_Challenge:_
Set the listing down unchanged, minus every embedded image.

++++++++++

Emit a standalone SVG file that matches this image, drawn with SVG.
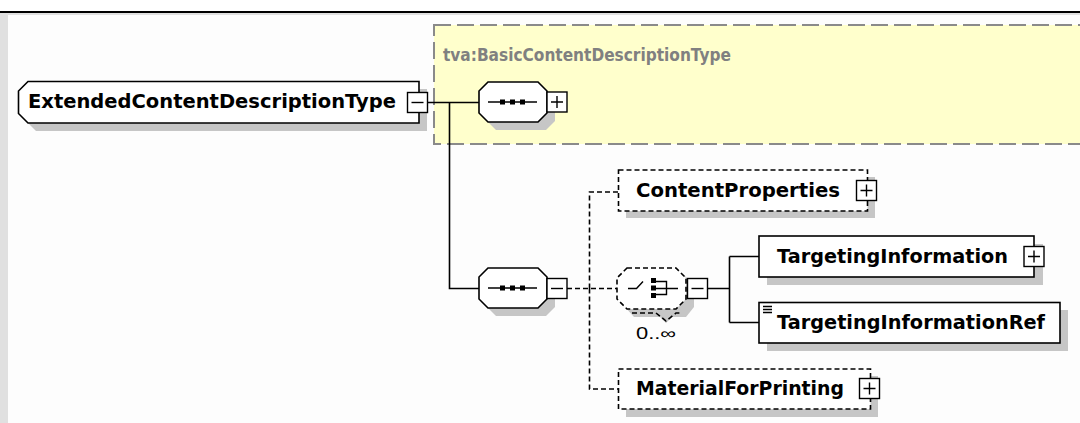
<svg xmlns="http://www.w3.org/2000/svg" width="1080" height="423" viewBox="0 0 1080 423">
<style>
.lbl{font-family:"DejaVu Sans","Liberation Sans",sans-serif;font-weight:bold;font-size:19px;fill:#000}
.box{fill:#fff;stroke:#000;stroke-width:1.6}
.dbox{fill:#fff;stroke:#000;stroke-width:1.6;stroke-dasharray:5 3}
.sh{fill:#c6c6c6;stroke:none}
.pm{fill:#fff;stroke:#000;stroke-width:1.4}
.sign{stroke:#000;stroke-width:1.4;fill:none}
.wire{stroke:#000;stroke-width:1.6;fill:none}
.dwire{stroke:#000;stroke-width:1.6;fill:none;stroke-dasharray:5 3}
</style>
<defs>
<g id="plus"><rect class="pm" x="0" y="0" width="20" height="20"/><path class="sign" d="M4 10H16M10 4V16"/></g>
<g id="minus"><rect class="pm" x="0" y="0" width="20" height="20"/><path class="sign" d="M4 10H16"/></g>
<g id="seqsym"><path class="sign" d="M9 0H58"/><rect x="21" y="-2.5" width="5" height="5" fill="#000"/><rect x="31" y="-2.5" width="5" height="5" fill="#000"/><rect x="41" y="-2.5" width="5" height="5" fill="#000"/></g>
</defs>
<!-- background -->
<rect x="0" y="0" width="1080" height="423" fill="#fdfdfd"/>
<rect x="0" y="0" width="1080" height="11" fill="#ffffff"/>
<rect x="0" y="11" width="1080" height="2" fill="#000"/>
<rect x="0" y="13" width="1080" height="2" fill="#e0e0e0"/>
<rect x="0" y="13" width="8" height="410" fill="#e0e0e0"/>

<g id="basetype">
<rect x="434" y="25" width="680" height="119" fill="#ffffcc" stroke="#8a8a8a" stroke-width="2" stroke-dasharray="17 6"/>
<text x="443" y="61" font-family="DejaVu Sans,Liberation Sans,sans-serif" font-weight="bold" font-size="18" fill="#808080" textLength="288" lengthAdjust="spacingAndGlyphs">tva:BasicContentDescriptionType</text>
</g>

<g id="connectors">
<path class="wire" d="M428 102.5H479M449.5 102.5V288.5H479"/>
<path class="dwire" d="M567 288.5H617M589.5 288.5V192H618M589.5 288.5V389H618"/>
<path class="wire" d="M707 288.5H729.5M729.5 256.5V322.5M729.5 256.5H759M729.5 322.5H759"/>
</g>

<g id="root">
<path class="sh" d="M36 89H427V131H36L26 121V99Z"/>
<path class="box" d="M28 81.5H419V123H28L18.5 113.5V91Z"/>
<text class="lbl" x="28" y="108" textLength="368" lengthAdjust="spacingAndGlyphs">ExtendedContentDescriptionType</text>
<use href="#minus" x="407.5" y="92.5"/>
</g>

<g id="seq1">
<path class="sh" d="M496 90H546L555 99V121L546 130H496L487 121V99Z"/>
<path class="box" d="M488 82H538L547 91V113L538 122H488L479 113V91Z"/>
<use href="#seqsym" x="479" y="102"/>
<use href="#plus" x="547" y="92"/>
</g>

<g id="seq2">
<path class="sh" d="M496 276H546L555 285V307L546 316H496L487 307V285Z"/>
<path class="box" d="M488 268H538L547 277V299L538 308H488L479 299V277Z"/>
<use href="#seqsym" x="479" y="288"/>
<use href="#minus" x="547" y="278.5"/>
</g>

<g id="contentprops">
<rect class="sh" x="626" y="177" width="249" height="41"/>
<rect class="dbox" x="618.5" y="170" width="249" height="41"/>
<text class="lbl" x="636" y="197" textLength="204" lengthAdjust="spacingAndGlyphs">ContentProperties</text>
<use href="#plus" x="856.5" y="180.5"/>
</g>

<g id="choice">
<path class="sh" d="M635 276H685L694 285V307L686 317H672L666 323L660 317H634L625 307V285Z"/>
<path class="dbox" d="M627 268H676L686 278V299L676 309H627L617 299V278Z"/>
<path class="dwire" d="M632 313H656L666 321L676 313H681"/>
<path class="sign" d="M628 288.5H636.5L643 281.5"/>
<rect x="651" y="278" width="5" height="5" fill="#000"/>
<rect x="651" y="285.5" width="5" height="5" fill="#000"/>
<rect x="651" y="293" width="5" height="5" fill="#000"/>
<path class="sign" d="M656 281.5H666.5V294.5H656M656 288.5H678"/>
<use href="#minus" x="687.5" y="278.5"/>
<text x="636" y="339" font-family="Liberation Sans,sans-serif" font-size="16" fill="#000" textLength="40" lengthAdjust="spacingAndGlyphs">0..∞</text>
</g>

<g id="targetinginfo">
<rect class="sh" x="767" y="244" width="276" height="41"/>
<rect class="box" x="759" y="236" width="275" height="41"/>
<text class="lbl" x="777" y="263" textLength="231" lengthAdjust="spacingAndGlyphs">TargetingInformation</text>
<use href="#plus" x="1024" y="246.5"/>
</g>

<g id="targetinginforef">
<rect class="sh" x="767" y="310" width="301" height="41"/>
<rect class="box" x="759" y="302.5" width="301" height="40.5"/>
<path class="sign" stroke-width="1" d="M763 306.5H772M763 309.5H772M763 312.5H772"/>
<text class="lbl" x="777" y="329" textLength="268" lengthAdjust="spacingAndGlyphs">TargetingInformationRef</text>
</g>

<g id="materialforprinting">
<rect class="sh" x="626" y="376" width="252" height="41"/>
<rect class="dbox" x="618.5" y="369" width="252" height="40"/>
<text class="lbl" x="636" y="395" textLength="208" lengthAdjust="spacingAndGlyphs">MaterialForPrinting</text>
<use href="#plus" x="859.5" y="378.5"/>
</g>
</svg>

++++++++++

_Solution:_
Emit a standalone SVG file that matches this image, drawn with SVG.
<svg xmlns="http://www.w3.org/2000/svg" width="1080" height="423" viewBox="0 0 1080 423">
<style>
.lbl{font-family:"DejaVu Sans","Liberation Sans",sans-serif;font-weight:bold;font-size:19px;fill:#000}
.box{fill:#fff;stroke:#000;stroke-width:1.6}
.dbox{fill:#fff;stroke:#000;stroke-width:1.6;stroke-dasharray:5 3}
.sh{fill:#c6c6c6;stroke:none}
.pm{fill:#fff;stroke:#000;stroke-width:1.4}
.sign{stroke:#000;stroke-width:1.4;fill:none}
.wire{stroke:#000;stroke-width:1.6;fill:none}
.dwire{stroke:#000;stroke-width:1.6;fill:none;stroke-dasharray:5 3}
</style>
<defs>
<g id="plus"><rect class="pm" x="0" y="0" width="20" height="20"/><path class="sign" d="M4 10H16M10 4V16"/></g>
<g id="minus"><rect class="pm" x="0" y="0" width="20" height="20"/><path class="sign" d="M4 10H16"/></g>
<g id="seqsym"><path class="sign" d="M9 0H58"/><rect x="21" y="-2.5" width="5" height="5" fill="#000"/><rect x="31" y="-2.5" width="5" height="5" fill="#000"/><rect x="41" y="-2.5" width="5" height="5" fill="#000"/></g>
</defs>
<!-- background -->
<rect x="0" y="0" width="1080" height="423" fill="#fdfdfd"/>
<rect x="0" y="0" width="1080" height="11" fill="#ffffff"/>
<rect x="0" y="11" width="1080" height="2" fill="#000"/>
<rect x="0" y="13" width="1080" height="2" fill="#e0e0e0"/>
<rect x="0" y="13" width="8" height="410" fill="#e0e0e0"/>

<g id="basetype">
<rect x="434" y="25" width="680" height="119" fill="#ffffcc" stroke="#8a8a8a" stroke-width="2" stroke-dasharray="17 6"/>
<text x="443" y="61" font-family="DejaVu Sans,Liberation Sans,sans-serif" font-weight="bold" font-size="18" fill="#808080" textLength="288" lengthAdjust="spacingAndGlyphs">tva:BasicContentDescriptionType</text>
</g>

<g id="connectors">
<path class="wire" d="M428 102.5H479M449.5 102.5V288.5H479"/>
<path class="dwire" d="M567 288.5H617M589.5 288.5V192H618M589.5 288.5V389H618"/>
<path class="wire" d="M707 288.5H729.5M729.5 256.5V322.5M729.5 256.5H759M729.5 322.5H759"/>
</g>

<g id="root">
<path class="sh" d="M36 89H427V131H36L26 121V99Z"/>
<path class="box" d="M28 81.5H419V123H28L18.5 113.5V91Z"/>
<text class="lbl" x="28" y="108" textLength="368" lengthAdjust="spacingAndGlyphs">ExtendedContentDescriptionType</text>
<use href="#minus" x="407.5" y="92.5"/>
</g>

<g id="seq1">
<path class="sh" d="M496 90H546L555 99V121L546 130H496L487 121V99Z"/>
<path class="box" d="M488 82H538L547 91V113L538 122H488L479 113V91Z"/>
<use href="#seqsym" x="479" y="102"/>
<use href="#plus" x="547" y="92"/>
</g>

<g id="seq2">
<path class="sh" d="M496 276H546L555 285V307L546 316H496L487 307V285Z"/>
<path class="box" d="M488 268H538L547 277V299L538 308H488L479 299V277Z"/>
<use href="#seqsym" x="479" y="288"/>
<use href="#minus" x="547" y="278.5"/>
</g>

<g id="contentprops">
<rect class="sh" x="626" y="177" width="249" height="41"/>
<rect class="dbox" x="618.5" y="170" width="249" height="41"/>
<text class="lbl" x="636" y="197" textLength="204" lengthAdjust="spacingAndGlyphs">ContentProperties</text>
<use href="#plus" x="856.5" y="180.5"/>
</g>

<g id="choice">
<path class="sh" d="M635 276H685L694 285V307L686 317H672L666 323L660 317H634L625 307V285Z"/>
<path class="dbox" d="M627 268H676L686 278V299L676 309H627L617 299V278Z"/>
<path class="dwire" d="M632 313H656L666 321L676 313H681"/>
<path class="sign" d="M628 288.5H636.5L643 281.5"/>
<rect x="651" y="278" width="5" height="5" fill="#000"/>
<rect x="651" y="285.5" width="5" height="5" fill="#000"/>
<rect x="651" y="293" width="5" height="5" fill="#000"/>
<path class="sign" d="M656 281.5H666.5V294.5H656M656 288.5H678"/>
<use href="#minus" x="687.5" y="278.5"/>
<text x="636" y="339" font-family="Liberation Sans,sans-serif" font-size="16" fill="#000" textLength="40" lengthAdjust="spacingAndGlyphs">0..∞</text>
</g>

<g id="targetinginfo">
<rect class="sh" x="767" y="244" width="276" height="41"/>
<rect class="box" x="759" y="236" width="275" height="41"/>
<text class="lbl" x="777" y="263" textLength="231" lengthAdjust="spacingAndGlyphs">TargetingInformation</text>
<use href="#plus" x="1024" y="246.5"/>
</g>

<g id="targetinginforef">
<rect class="sh" x="767" y="310" width="301" height="41"/>
<rect class="box" x="759" y="302.5" width="301" height="40.5"/>
<path class="sign" stroke-width="1" d="M763 306.5H772M763 309.5H772M763 312.5H772"/>
<text class="lbl" x="777" y="329" textLength="268" lengthAdjust="spacingAndGlyphs">TargetingInformationRef</text>
</g>

<g id="materialforprinting">
<rect class="sh" x="626" y="376" width="252" height="41"/>
<rect class="dbox" x="618.5" y="369" width="252" height="40"/>
<text class="lbl" x="636" y="395" textLength="208" lengthAdjust="spacingAndGlyphs">MaterialForPrinting</text>
<use href="#plus" x="859.5" y="378.5"/>
</g>
</svg>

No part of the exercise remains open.